Diffusion and flow-based models have become the de facto approaches for generating continuous data, e.g., in domains such as images and videos. Their success has attracted growing interest in applying them to language modeling. Unlike their image-domain counterparts, today's leading diffusion language models (DLMs) primarily operate over discrete tokens. In this paper, we show that continuous DLMs can be made effective with minimal adaptation to the discrete domain. We propose Embedded Language Flows (ELF), a class of diffusion models in continuous embedding space based on continuous-time Flow Matching. Unlike existing DLMs, ELF predominantly stays within the continuous embedding space until the final time step, where it maps to discrete tokens using a shared-weight network.

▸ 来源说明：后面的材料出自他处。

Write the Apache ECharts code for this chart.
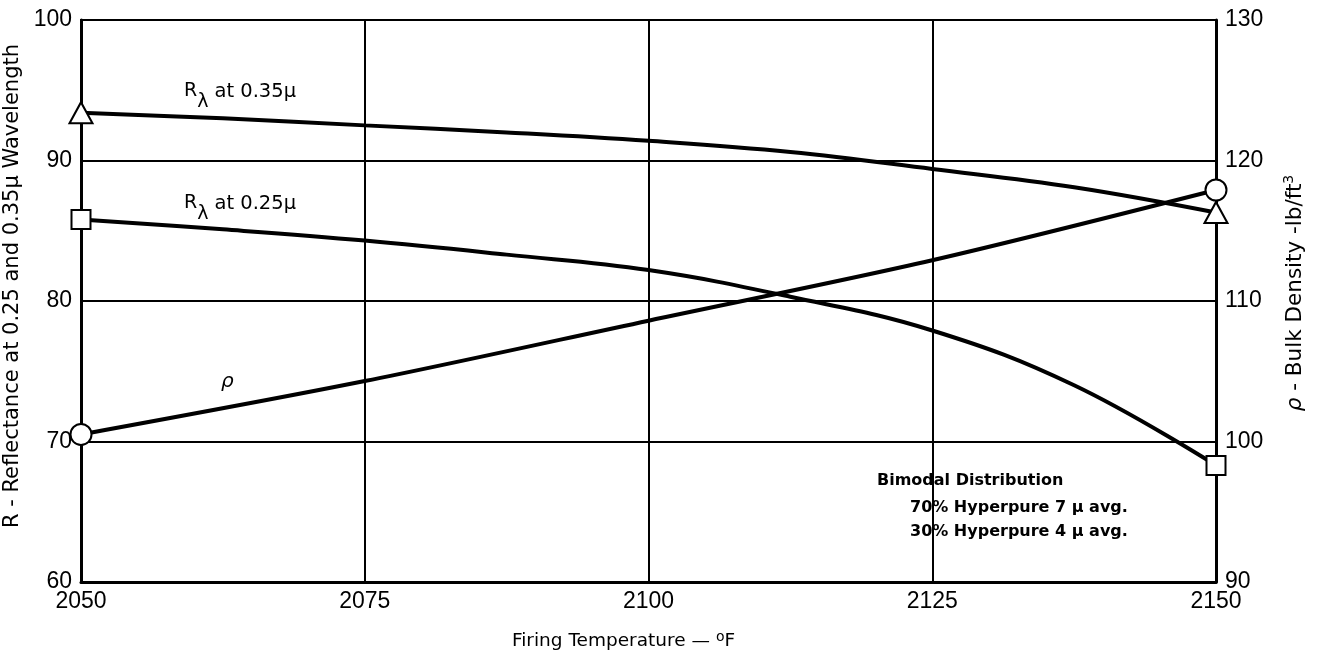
<!DOCTYPE html>
<html>
<head>
<meta charset="utf-8">
<script src="https://cdn.jsdelivr.net/npm/echarts@6/dist/echarts.min.js"></script>
<style>html,body{margin:0;padding:0;background:#fff;}#c{width:1319px;height:653px;}</style>
</head>
<body>
<div id="c"></div>
<script>
// ---- data ----
const temps = [2050, 2062.5, 2075, 2087.5, 2100, 2112.5, 2125, 2137.5, 2150];
const r035 = [93.4, 93.0, 92.5, 92.0, 91.4, 90.6, 89.4, 88.1, 86.3];
const r025 = [85.8, 85.1, 84.3, 83.3, 82.2, 80.3, 77.9, 74.0, 68.3];
const densTemps = [2050, 2075, 2100, 2125, 2150];
const density = [100.5, 104.3, 108.6, 112.9, 117.9];
const xTicks = [2050, 2075, 2100, 2125, 2150];
const leftTicks = [60, 70, 80, 90, 100];
const rightTicks = [90, 100, 110, 120, 130];

const NUM = 'Liberation Sans, Arial, sans-serif';
const TXT = 'DejaVu Sans, sans-serif';

function pts(xs, ys, sym) {
  return xs.map((x, i) => ({
    value: [x, ys[i]],
    symbol: (i === 0 || i === xs.length - 1) ? sym : 'none'
  }));
}

const chart = echarts.init(document.getElementById('c'), null, {renderer: 'canvas'});
const markerStyle = {color: '#fff', borderColor: '#000', borderWidth: 2};
const lblRich = {
  r: {fontFamily: TXT, fontSize: 19, lineHeight: 30, verticalAlign: 'top', color: '#000'},
  l: {fontFamily: TXT, fontSize: 19, lineHeight: 30, verticalAlign: 'bottom', color: '#000'},
  t: {fontFamily: TXT, fontSize: 19.5, lineHeight: 30, verticalAlign: 'top', color: '#000', padding: [0, 0, 0, 6]}
};

chart.setOption({
  backgroundColor: '#fff',
  animation: false,
  grid: {left: 81, right: 103, top: 20, bottom: 71, show: true, borderColor: '#000', borderWidth: 2,
         containLabel: false, outerBoundsMode: 'none'},
  xAxis: {
    type: 'value', min: xTicks[0], max: xTicks[xTicks.length - 1], interval: 25,
    name: 'Firing Temperature — {sup|o}F', nameLocation: 'middle', nameGap: 48,
    nameTextStyle: {fontFamily: TXT, fontSize: 18.5, color: '#000', padding: [0, 50, 0, 0],
      rich: {sup: {fontFamily: TXT, fontSize: 14, color: '#000', verticalAlign: 'top', lineHeight: 22}}},
    axisLine: {lineStyle: {color: '#000', width: 3}},
    axisTick: {show: false},
    axisLabel: {fontFamily: NUM, fontSize: 23, color: '#000', margin: 8, formatter: v => String(v)},
    splitLine: {show: true, lineStyle: {color: '#000', width: 2}}
  },
  yAxis: [{
    type: 'value', min: leftTicks[0], max: leftTicks[leftTicks.length - 1], interval: 10,
    name: 'R - Reflectance at 0.25 and 0.35μ Wavelength', nameLocation: 'middle', nameGap: 55, nameRotate: 90,
    nameTextStyle: {fontFamily: TXT, fontSize: 21, color: '#000', padding: [0, 0, 0, 30]},
    axisLine: {show: true, lineStyle: {color: '#000', width: 3}},
    axisTick: {show: false},
    axisLabel: {fontFamily: NUM, fontSize: 23, color: '#000', margin: 9},
    splitLine: {show: true, lineStyle: {color: '#000', width: 2}}
  }, {
    type: 'value', min: rightTicks[0], max: rightTicks[rightTicks.length - 1], interval: 10, position: 'right',
    name: '{i|ρ} - Bulk Density -lb/ft{sup|3}', nameLocation: 'middle', nameGap: 66, nameRotate: 90,
    nameTextStyle: {fontFamily: TXT, fontSize: 21.5, color: '#000', padding: [0, 0, 0, 16],
      rich: {i: {fontFamily: TXT, fontSize: 21.5, fontStyle: 'italic', color: '#000'},
             sup: {fontFamily: TXT, fontSize: 14, color: '#000', verticalAlign: 'top', lineHeight: 26}}},
    axisLine: {show: true, lineStyle: {color: '#000', width: 3}},
    axisTick: {show: false},
    axisLabel: {fontFamily: NUM, fontSize: 23, color: '#000', margin: 9},
    splitLine: {show: false}
  }],
  series: [{
    name: 'R 0.35', type: 'line', smooth: 0.4, data: pts(temps, r035, 'triangle'),
    symbolSize: [23, 21], itemStyle: markerStyle, lineStyle: {color: '#000', width: 4}, z: 5
  }, {
    name: 'R 0.25', type: 'line', smooth: 0.4, data: pts(temps, r025, 'rect'),
    symbolSize: 19, itemStyle: markerStyle, lineStyle: {color: '#000', width: 4}, z: 5
  }, {
    name: 'rho', type: 'line', smooth: 0.3, yAxisIndex: 1, data: pts(densTemps, density, 'circle'),
    symbolSize: 21, itemStyle: markerStyle, lineStyle: {color: '#000', width: 4}, z: 5
  }],
  graphic: [
    {type: 'text', left: 184, top: 82, z: 10, style: {text: '{r|R}{l|λ}{t|at 0.35μ}', fill: '#000', rich: lblRich}},
    {type: 'text', left: 184, top: 194, z: 10, style: {text: '{r|R}{l|λ}{t|at 0.25μ}', fill: '#000', rich: lblRich}},
    {type: 'text', left: 221, top: 372, z: 10, style: {text: 'ρ', fill: '#000', font: 'italic 20px ' + TXT}},
    {type: 'text', left: 877, top: 473, z: 10, style: {text: 'Bimodal Distribution', fill: '#000', font: 'bold 16px ' + TXT}},
    {type: 'text', left: 910, top: 500, z: 10, style: {text: '70% Hyperpure 7 μ avg.', fill: '#000', font: 'bold 16px ' + TXT}},
    {type: 'text', left: 910, top: 524, z: 10, style: {text: '30% Hyperpure 4 μ avg.', fill: '#000', font: 'bold 16px ' + TXT}}
  ]
});
</script>
</body>
</html>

This formulation makes it straightforward to adapt established techniques from image-domain diffusion models, e.g., classifier-free guidance (CFG). Experiments show that ELF substantially outperforms leading discrete and continuous DLMs, achieving better generation quality with fewer sampling steps. These results suggest that ELF offers a promising path toward effective continuous DLMs.